Üç muhteşem insan, hepsi de bizim coğrafyadan, buraların insanları. Ama artık başkalaşmışlar, daha verimli düşüncelere ve üretken eylemlere yönelmişler. Hepsi ile ayrı ayrı gurur duydum ve etkilendim. Artık bizim de üniversiteler başta olmak üzere, eğitimdeki hatalarımızı gözden geçirip düzeltme zamanımız geldi de geçiyor bile. Bu başarı öyküleri ile yazımı bitirsem hoş olurdu, ama gerçeklik böyle değil. Sağlık Bakanlığı değişik hekim gruplarına alınması zorunlu eğitim programları düzenliyor. Onlardan birinde ben de eğitimci olarak görev alıyorum. Yazık ki gittiğim eğitimlerden birinde genç hekimlerin durumu beni dehşete düşürdü. Ne yapmalıyız, nasıl yapmalıyız, diye sormaktan kendimi alamadım.
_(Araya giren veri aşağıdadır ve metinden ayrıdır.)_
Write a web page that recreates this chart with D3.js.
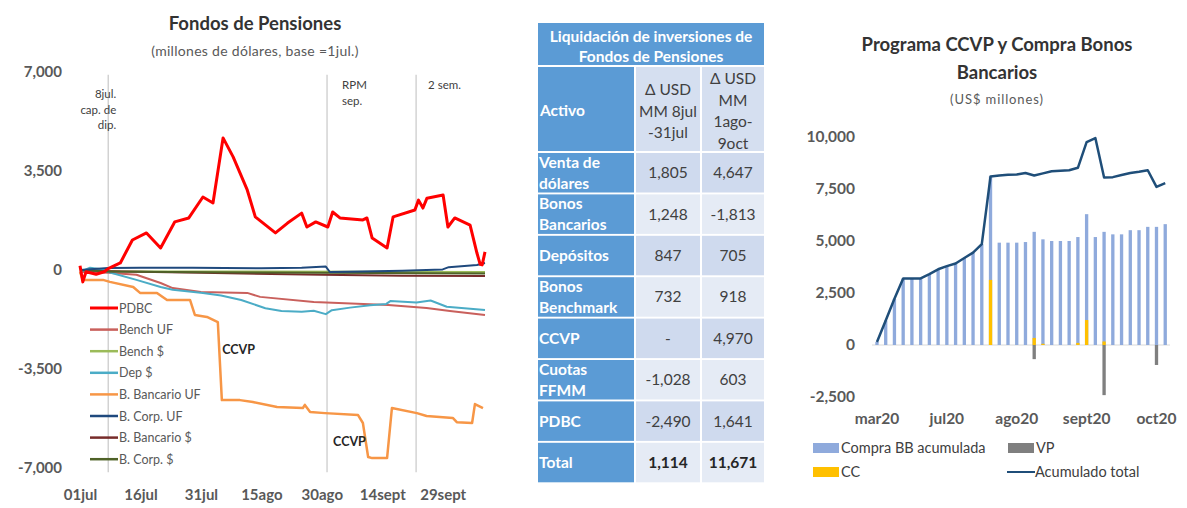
<!DOCTYPE html>
<html>
<head>
<meta charset="utf-8">
<script src="https://cdn.jsdelivr.net/npm/d3@7"></script>
<style>
  body { margin: 0; background: #fff; }
  svg { display: block; font-family: Lato, "Open Sans", sans-serif; }
</style>
</head>
<body>
<div id="chart"></div>
<script>
// ---------- Left chart data: [days since 01jul, USD MM]
const pdbc = [[0,150],[0.7,-420],[1.5,-60],[4,-150],[6,-60],[7,50],[10,250],[13,1060],[16.5,1310],[20,780],[23.5,1700],[27,1840],[30.5,2580],[33,2370],[35.5,4670],[38,4000],[41.5,2830],[43.5,1880],[48.5,1310],[51.5,1660],[55,2010],[56.3,1520],[58.5,1700],[61.5,1520],[62.7,2050],[64.5,1840],[70.2,1770],[71.2,1840],[72.5,1130],[76.2,780],[77.7,1880],[83.1,2120],[84,2470],[85.1,2190],[86.1,2540],[90.1,2650],[91.3,1520],[93,1840],[96.8,1590],[98.5,600],[99.3,200],[99.8,180],[100.5,640]];
const benchUF = [[0,-70],[7,-100],[14,-170],[20,-460],[23,-640],[30,-780],[41.5,-810],[44.7,-950],[58,-1130],[76.5,-1240],[86,-1340],[91.8,-1450],[100.5,-1590]];
const benchUSD = [[0,0],[10,-40],[40,-50],[70,-60],[100.5,-70]];
const depUSD = [[0,-70],[2.5,80],[5.7,20],[7,-70],[14,-350],[20,-600],[23,-700],[30.5,-810],[35,-900],[40,-1060],[46,-1350],[50,-1450],[55,-1480],[58,-1440],[61,-1560],[62.5,-1420],[67,-1330],[72,-1250],[76,-1200],[77,-1100],[83.5,-1150],[87,-1080],[91,-1300],[100.5,-1410]];
const bancUF = [[0,-70],[0.7,-350],[5.7,-350],[7.4,-420],[13.2,-600],[14.9,-810],[19.1,-810],[21.6,-1060],[27.3,-1060],[28.5,-1590],[31.5,-1660],[34.2,-1840],[35.2,-4600],[39.7,-4600],[42.9,-4670],[48.9,-4840],[55.3,-4880],[55.8,-4770],[57.1,-5020],[60.8,-5060],[69,-5130],[70.2,-5410],[71.5,-6610],[72.5,-6650],[76.2,-6650],[77.4,-4880],[83.6,-5060],[86,-5160],[92.5,-5230],[93.5,-5380],[97.3,-5410],[98,-4740],[100,-4880]];
const corpUF = [[0,0],[7,70],[15,80],[28,80],[45,60],[55,80],[61,120],[62,-70],[70,-50],[80,-30],[90,20],[91.5,100],[98.5,180],[100.5,250]];
const bancUSD = [[0,0],[7,-40],[30,-100],[60,-170],[80,-200],[100.5,-210]];
const corpUSD = [[0,0],[7,-50],[30,-80],[60,-100],[100.5,-120]];

const leftNames = ["PDBC", "Bench UF", "Bench $", "Dep $", "B. Bancario UF", "B. Corp. UF", "B. Bancario $", "B. Corp. $"];
const leftSeries = [pdbc, benchUF, benchUSD, depUSD, bancUF, corpUF, bancUSD, corpUSD];
const leftColors = ["#ff0000", "#c9605c", "#9bbb59", "#4bacc6", "#f79646", "#1f497d", "#772c2a", "#4f6228"];

const leftYTicks = [-7000, -3500, 0, 3500, 7000];
const leftXTickDays = [0, 15, 30, 45, 60, 75, 90];
const leftXTickLabels = ["01jul", "16jul", "31jul", "15ago", "30ago", "14sept", "29sept"];
const eventDays = [7, 61.3, 83.4];
const eventLabels = [["8jul.", "cap. de", "dip."], ["RPM", "sep."], ["2 sem."]];
const ccvpNotes = [[35.3, -2800], [62.8, -6080]];

// ---------- Table data
const tableAssets = [["Venta de", "dólares"], ["Bonos", "Bancarios"], ["Depósitos"], ["Bonos", "Benchmark"], ["CCVP"], ["Cuotas", "FFMM"], ["PDBC"], ["Total"]];
const tableJul = ["1,805", "1,248", "847", "732", "-", "-1,028", "-2,490", "1,114"];
const tableAgoOct = ["4,647", "-1,813", "705", "918", "4,970", "603", "1,641", "11,671"];

// ---------- Right chart data (34 periods)
const compraBB = [146,1180,2220,3200,3200,3200,3410,3640,3790,3920,4180,4440,4850,8100,4920,4920,4920,4950,5440,5080,5000,5000,5000,5190,6290,5190,5440,5320,5320,5520,5520,5680,5680,5810];
const cc = [0,0,0,0,0,0,0,0,0,0,0,0,0,3130,0,0,0,0,340,60,0,0,0,100,1200,0,170,0,0,0,0,0,0,0];
const vp = [0,0,0,0,0,0,0,0,0,0,0,0,0,0,0,0,0,0,-680,0,0,0,0,0,0,0,-2410,0,0,0,0,0,-960,0];
const acumTotal = [146,1180,2220,3200,3200,3200,3410,3640,3790,3920,4180,4440,4850,8100,8150,8180,8200,8270,8150,8250,8350,8380,8400,8520,9750,9950,8050,8070,8170,8270,8330,8400,7600,7780];
const rightYTicks = [-2500, 0, 2500, 5000, 7500, 10000];
const rightTickIdx = [0, 8, 16, 24, 32];
const rightTickLabels = ["mar20", "jul20", "ago20", "sept20", "oct20"];

const textGray = "#404040";
const fmt = d3.formatLocale({ decimal: ".", thousands: ",", grouping: [3], currency: ["$", ""], minus: "-" }).format(",");

const svg = d3.select("#chart").append("svg")
    .attr("width", 1187)
    .attr("height", 508);

// ================= LEFT CHART =================
const xL = d3.scaleLinear().domain([0, 100.5]).range([80, 485]);
const yL = d3.scaleLinear().domain([-7000, 7000]).range([468, 72]);
const left = svg.append("g");

left.append("text")
    .attr("x", 255).attr("y", 30)
    .attr("text-anchor", "middle")
    .style("font-size", "18.5px").style("font-weight", "bold").style("fill", "#333")
    .text("Fondos de Pensiones");
left.append("text")
    .attr("x", 255).attr("y", 56)
    .attr("text-anchor", "middle")
    .style("font-size", "14px").style("letter-spacing", "0.3px").style("fill", "#595959")
    .text("(millones de dólares, base =1jul.)");

// event lines
left.selectAll(".ev")
    .data(eventDays)
    .join("line")
    .attr("x1", d => xL(d)).attr("x2", d => xL(d))
    .attr("y1", yL(6900)).attr("y2", yL(-7150))
    .attr("stroke", "#c8c8c8").attr("stroke-width", 1.2);

eventLabels.forEach((lines, i) => {
    const t = left.append("text")
        .attr("text-anchor", i === 0 ? "end" : "start")
        .style("font-size", "11.5px").style("fill", textGray);
    const x0 = i === 0 ? xL(eventDays[i]) + 8 : xL(eventDays[i]) + (i === 1 ? 15 : 12);
    const y0 = i === 0 ? 98 : 89;
    lines.forEach((s, j) => {
        t.append("tspan").attr("x", x0).attr("y", y0 + j * 15.5).text(s);
    });
});

// axes
left.append("g")
    .attr("transform", "translate(64,0)")
    .call(d3.axisLeft(yL).tickValues(leftYTicks).tickFormat(fmt).tickSize(0).tickPadding(2))
    .call(g => g.select(".domain").remove())
    .attr("font-family", null).attr("font-size", null)
    .selectAll("text")
    .style("font-size", "15px").style("font-weight", "bold").style("fill", "#595959");

left.append("g")
    .attr("transform", "translate(0,487)")
    .call(d3.axisBottom(xL).tickValues(leftXTickDays).tickFormat((d, i) => leftXTickLabels[i]).tickSize(0).tickPadding(2))
    .call(g => g.select(".domain").remove())
    .attr("font-family", null).attr("font-size", null)
    .selectAll("text")
    .style("font-size", "15px").style("font-weight", "bold").style("fill", "#595959");

// lines (PDBC on top)
const lineL = d3.line().x(d => xL(d[0])).y(d => yL(d[1]));
const drawOrder = [1, 2, 3, 4, 6, 7, 5, 0];
drawOrder.forEach(i => {
    left.append("path")
        .datum(leftSeries[i])
        .attr("d", lineL)
        .attr("fill", "none")
        .attr("stroke", leftColors[i])
        .attr("stroke-width", i === 0 ? 3 : (i === 4 ? 2.5 : 2))
        .attr("stroke-linejoin", "round");
});

// CCVP notes
ccvpNotes.forEach(d => {
    left.append("text")
        .attr("x", xL(d[0])).attr("y", yL(d[1]) + 4.5)
        .style("font-size", "12.5px").style("font-weight", "bold").style("fill", "#262626")
        .text("CCVP");
});

// legend
leftNames.forEach((name, i) => {
    const y = 308 + i * 21.6;
    left.append("line")
        .attr("x1", 90).attr("x2", 118).attr("y1", y).attr("y2", y)
        .attr("stroke", leftColors[i]).attr("stroke-width", i === 0 ? 3 : 2.5);
    left.append("text")
        .attr("x", 119).attr("y", y + 4.5)
        .style("font-size", "12.5px").style("fill", "#595959")
        .text(name);
});

// ================= TABLE =================
const tbl = svg.append("g");
const blue = "#5b9bd5";
const colX = [538, 636, 702];
const colW = [96, 64, 62];
const rowTop = i => 153 + i * 41.4;
const rowH = 39.5;
const tFont = "15.5px";

tbl.append("rect").attr("x", 538).attr("y", 23).attr("width", 226).attr("height", 42).attr("fill", blue);
tbl.append("text")
    .attr("text-anchor", "middle")
    .style("font-size", "15.5px").style("font-weight", "bold").style("fill", "#fff")
    .selectAll("tspan")
    .data(["Liquidación de inversiones de", "Fondos de Pensiones"])
    .join("tspan")
    .attr("x", 651).attr("y", (d, i) => 42 + i * 19.5)
    .text(d => d);

// second header row
tbl.append("rect").attr("x", colX[0]).attr("y", 67).attr("width", colW[0]).attr("height", 84).attr("fill", blue);
tbl.append("rect").attr("x", colX[1]).attr("y", 67).attr("width", colW[1]).attr("height", 84).attr("fill", "#d5dff0");
tbl.append("rect").attr("x", colX[2]).attr("y", 67).attr("width", colW[2]).attr("height", 84).attr("fill", "#d5dff0");
tbl.append("text")
    .attr("x", 540).attr("y", 116)
    .style("font-size", tFont).style("font-weight", "bold").style("fill", "#fff")
    .text("Activo");
[["Δ USD", "MM 8jul", "-31jul"], ["Δ USD", "MM", "1ago-", "9oct"]].forEach((lines, c) => {
    const y0 = c === 0 ? 95 : 84;
    tbl.append("text")
        .attr("text-anchor", "middle")
        .style("font-size", tFont).style("fill", textGray)
        .selectAll("tspan")
        .data(lines)
        .join("tspan")
        .attr("x", colX[c + 1] + colW[c + 1] / 2)
        .attr("y", (d, i) => y0 + i * 21.5)
        .text(d => d);
});

// body rows
tableAssets.forEach((lines, i) => {
    const y = rowTop(i);
    const cellFill = i % 2 === 0 ? "#cfdaee" : "#e5ebf5";
    const bold = i === tableAssets.length - 1;
    tbl.append("rect").attr("x", colX[0]).attr("y", y).attr("width", colW[0]).attr("height", rowH).attr("fill", blue);
    tbl.append("rect").attr("x", colX[1]).attr("y", y).attr("width", colW[1]).attr("height", rowH).attr("fill", cellFill);
    tbl.append("rect").attr("x", colX[2]).attr("y", y).attr("width", colW[2]).attr("height", rowH).attr("fill", cellFill);
    const mid = y + rowH / 2;
    tbl.append("text")
        .style("font-size", tFont).style("font-weight", "bold").style("fill", "#fff")
        .selectAll("tspan")
        .data(lines)
        .join("tspan")
        .attr("x", 539)
        .attr("y", (d, j) => mid + 5.5 + (j - (lines.length - 1) / 2) * 21)
        .text(d => d);
    [tableJul[i], tableAgoOct[i]].forEach((v, c) => {
        tbl.append("text")
            .attr("x", colX[c + 1] + colW[c + 1] / 2).attr("y", mid + 5.5)
            .attr("text-anchor", "middle")
            .style("font-size", tFont).style("font-weight", bold ? "bold" : "normal").style("fill", bold ? "#262626" : textGray)
            .text(v);
    });
});

// ================= RIGHT CHART =================
const right = svg.append("g");
const xR = d3.scaleBand().domain(d3.range(compraBB.length)).range([872.6, 1169.6]).paddingInner(0.62).paddingOuter(0.31);
const yR = d3.scaleLinear().domain([-2500, 10000]).range([397, 137]);
const cx = i => xR(i) + xR.bandwidth() / 2;

right.append("text")
    .attr("text-anchor", "middle")
    .style("font-size", "18.5px").style("font-weight", "bold").style("fill", "#333")
    .selectAll("tspan")
    .data(["Programa CCVP y Compra Bonos", "Bancarios"])
    .join("tspan")
    .attr("x", 997).attr("y", (d, i) => 51 + i * 27.5)
    .text(d => d);
right.append("text")
    .attr("x", 997).attr("y", 104)
    .attr("text-anchor", "middle")
    .style("font-size", "13px").style("letter-spacing", "0.9px").style("fill", "#595959")
    .text("(US$ millones)");

right.append("g")
    .attr("transform", "translate(857,0)")
    .call(d3.axisLeft(yR).tickValues(rightYTicks).tickFormat(fmt).tickSize(0).tickPadding(2))
    .call(g => g.select(".domain").remove())
    .attr("font-family", null).attr("font-size", null)
    .selectAll("text")
    .style("font-size", "15.5px").style("font-weight", "bold").style("fill", "#595959");

right.append("g")
    .attr("transform", "translate(0,413)")
    .call(d3.axisBottom(xR).tickValues(rightTickIdx).tickFormat((d, i) => rightTickLabels[i]).tickSize(0).tickPadding(0))
    .call(g => g.select(".domain").remove())
    .attr("font-family", null).attr("font-size", null)
    .selectAll("text")
    .style("font-size", "15.5px").style("font-weight", "bold").style("fill", "#595959");

// zero line
right.append("line")
    .attr("x1", 872).attr("x2", 1170).attr("y1", yR(0)).attr("y2", yR(0))
    .attr("stroke", "#d9d9d9").attr("stroke-width", 1);

const barGroups = [[compraBB, "#8faadc"], [cc, "#ffc000"], [vp, "#7f7f7f"]];
barGroups.forEach(([vals, color]) => {
    right.append("g")
        .selectAll("rect")
        .data(vals)
        .join("rect")
        .attr("x", (d, i) => xR(i))
        .attr("width", xR.bandwidth())
        .attr("y", d => yR(Math.max(0, d)))
        .attr("height", d => Math.abs(yR(d) - yR(0)))
        .attr("fill", color);
});

right.append("path")
    .datum(acumTotal)
    .attr("d", d3.line().x((d, i) => cx(i)).y(d => yR(d)))
    .attr("fill", "none")
    .attr("stroke", "#1f4e79")
    .attr("stroke-width", 2.5)
    .attr("stroke-linejoin", "round");

// legend
const legR = [
    { name: "Compra BB acumulada", color: "#8faadc", x: 813, y: 448, type: "rect" },
    { name: "VP", color: "#7f7f7f", x: 1008, y: 448, type: "rect" },
    { name: "CC", color: "#ffc000", x: 813, y: 472, type: "rect" },
    { name: "Acumulado total", color: "#1f4e79", x: 1007, y: 472, type: "line" }
];
legR.forEach(d => {
    if (d.type === "rect") {
        right.append("rect").attr("x", d.x).attr("y", d.y - 5).attr("width", 26).attr("height", 10).attr("fill", d.color);
    } else {
        right.append("line").attr("x1", d.x).attr("x2", d.x + 28).attr("y1", d.y).attr("y2", d.y)
            .attr("stroke", d.color).attr("stroke-width", 2);
    }
    right.append("text")
        .attr("x", d.x + 28).attr("y", d.y + 5)
        .style("font-size", "14.5px").style("fill", textGray)
        .text(d.name);
});
</script>
</body>
</html>
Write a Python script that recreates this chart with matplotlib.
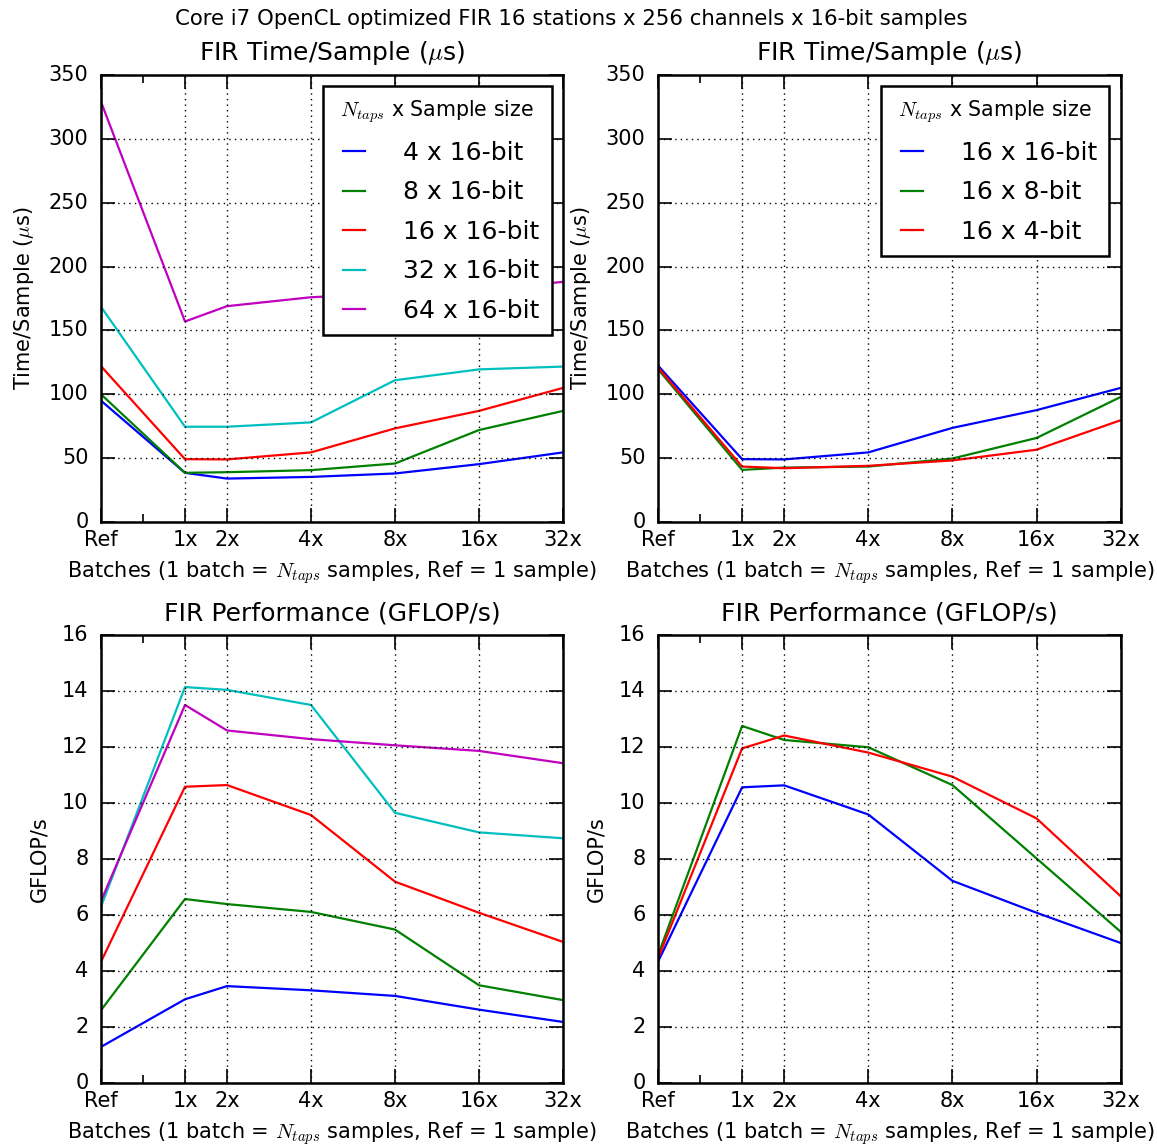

Üniversitelerin bir ülkenin gelişiminde en önemli rollerden birini oynadığına şüphe yok. Üniversitelerin ve öğretim üyelerinin gelişimi için gereken her şeyin yapılması ülkenin geleceği için önemli değil midir? Eğitim düzeylerinin özellikle tıpta gittikçe düştüğünün farkında mısınız? Bugünlük de bu kadar yazı yeter, haydi eğitime…Saygılarımla.